Okay. Then a follow-up question on potential changes in strategies. Is it possible or happening already right now that you propose FSO CapEx in other FSO classes than VLCC or Suezmax?
Thijs, to be clear on this, we are Suezmaxes, VLCCs, so there we have absolute expertise. So you could imagine that if we go with files that this will be primarily oriented towards Suezmaxes, VLCCs. You never know that there is an interest in doing something else. But for the time being, we continue with our expertise that we have with the teams and which is very much focused on Suezmaxes and VLCCs.
The next question comes from Sherif Elmaghrabi from BTIG.
I wanted to ask about forward bookings, almost half of Q3 has been fixed at about $45,000 for scrubber-fitted VLCCs. Can you remind us how much of your VLCC fleet has scrubbers? And is there a program to outfit the rest of the fleet over time?
So currently, I see it as one Suezmaxes as well as the VLCCs. We will have 20 scrubber-fitted vessels on a total of about 70. So this is currently what we target. So a good diversification, well balanced from that perspective. So all our newbuilds have scrubbers. And we do indeed for some VLCCs who are below 10 years old, we have done some retrofitting with the scrubber. So in total 20 on the total fleet for the time being.
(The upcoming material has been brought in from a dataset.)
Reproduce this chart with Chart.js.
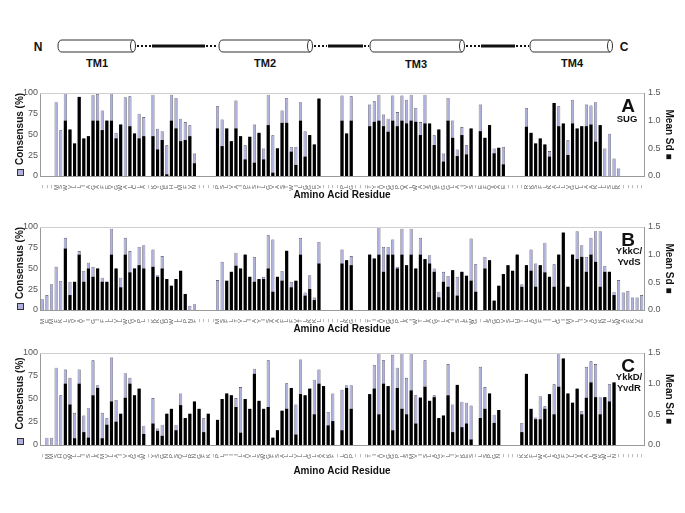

This concludes our question-and-answer session. I would like to turn the conference back over to Lieve Logghe for any closing remarks.
Thank you, Jason. So thank you to give me the opportunity to thank Brian and everyone to stand by my side for this call. I would like to thank the whole Euronav team for the quarter, which has been run very, very well and looking forward to what comes next. And I would like to thank all the listeners to this call for their interest in Euronav. I think as a concluding remark or conclusion, I can say the Euronav platform is well positioned to continue its journey for all its shareholders and taking advantage of the upcycle. Wishing you all a very good day and hear you next time. Thank you. Bye-bye.
The conference has now concluded. Thank you for attending today's presentation. You may now disconnect.